The nature of the river itself, which was to change course with regularity every time there was a heavy rain, provided no excuse for re-consideration. Just because the river was not now where it was when the general left on his expedition of conquest several years earlier made no difference. The Rubicon was The Rubicon regardless of where it happened to be flowing that year. In 49 BC Julius Caesar crossed the Rubicon and
as he did he uttered the phrase, “alea iacta est” – the die is cast. We all know, or should know, the eventual outcome of that effort; “Et tu Brute?

Is there anyone in our world; the LGBT … DG world, that has not crossed The Rubicon? Is there anyone in our world who has not had to face the reality of their own history in coming to the decision to wade into the river, knowing what waited on the far side? The act of crossing The Rubicon for lesbian, gay, bi-sexual, transgendered and dual-gendered is not the tough part. Living or dying with the consequences like Julius Caesar did is the tough part. You cross the river, get a little wet, dry off, grab your sword and shield live with the decision. There is one segment of our community however that can’t pull it off that way.

The true trans-sexual has a crossing that is something akin to crossing where the water is deepest and swiftest. They have to shed their armor and abandon their weapons because trying to cross with those will surely pull them under before they reach the other side. Even if they could get across with weapons and armor intact the weapons would be rusty and the armor definitely wouldn’t fit anymore. Some come out on the other side rejuvenated and ready to take on the imperial city. Some are so exhausted they can go no further. And there are some who ignore the warnings, try to cross with all their armor and weapons and drown before they reach the other side.

Wherever The Rubicon was running when you reached it, however swift it was running when you stepped into it, how muddy the water or how deep, there are others just ahead of you to prove it can be crossed and others behind waiting for you to show them it can be crossed. Just don’t forget … it is The Rubicon. It will be a part of history, yours and the worlds and where it flows today will most likely be different tomorrow.
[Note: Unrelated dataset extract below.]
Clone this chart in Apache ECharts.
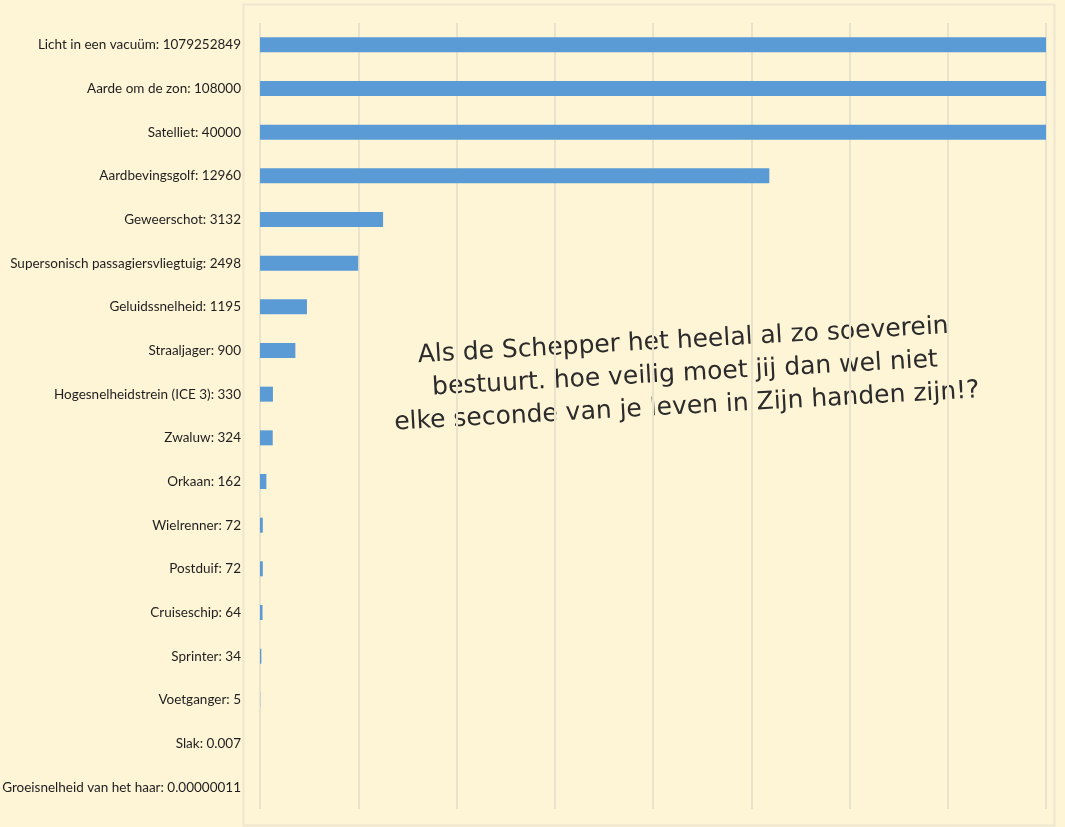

Looking back … A.K.A. Hindsight

The process of writing “Dear Mom and Dad” was an experience that I wouldn’t want to have to go through again. Not because it was painful, which it was much of the time. It is something that I would recommend, however, for anyone who is in search of the truth of their life. I learned two things in the process of writing about this unusual life.
The first was when I realized upon completing the initial 750+ page draft that if it was actually published, people who’d been a part of my life would know if I was being honest. That led to the first major edit, which was done with the thought that each page would be a record of the reality of the time, and not a memory revised to ease a conscience.
The second thing I learned was what the effect of writing in the third person had on the way I looked at the life George had led. In every memoir or autobiography I’ve ever read it has been written from the “I did” standpoint. I wrote from my viewpoint, as having been there, watching and waiting as George went through all his successes and failures. In other words it was, in reality a biography which eventually morphed into an autobiography. Thus it really was a memoir and not biographical in nature. I believe that writing from that viewpoint added an element of objectivity that would have been impossible otherwise. That thought makes me think that a companion book should be written about me … by “George.”
It isn’t natural for human beings to see themselves in a flawless mirror. We all want the magic mirror the wicked queen peered into each day and asked, “Who’s the fairest of them all?” Unfortunately the mirrors of our lives tend to magnify our faults and not our beauties. It’s a characteristic that has made millionaires out of countless plastic surgeons. But, those are merely the visible flaws. It’s the hidden flaws, the flaws which are represented in our self-image view of “how” we are not “what” we are.
The process of writing “Dear Mom and Dad” brought that point home to me in clear unmistakable terms. I was forced to take a hard look at the effect wishful thinking had, as opposed to the effect reality thinking would have had on the results of my life. I had to face the fact that many things might have been different if I’d been as aware of the importance of seeing the facets of my life in focus as I do now.
The last sentence of “Dear Mom and Dad” is a quote from an old “Dennis the Menace” cartoon. “Wish I was three again knowing what I know now.” While that is an accurate reflection of many feelings it is also misleading in one respect. I would not be the person I am today if I’d lived any other way. I am the sum total of all the successes as well as all the failures. Yes there are times when I wish Superman would reverse the rotation of the earth once again and turn back the clock in the process, but all in all I’m happy with my life and the only thing I don’t like is absence of our bride.
At any given moment I may waiver in my contentment with the way life has turned out but overall I believe it is progressing exactly the way God intends it to. If there would be any advantage to starting over “knowing what I know now” it would be to let Abba have His way much sooner. But then of course, for all I know this has been … His Way.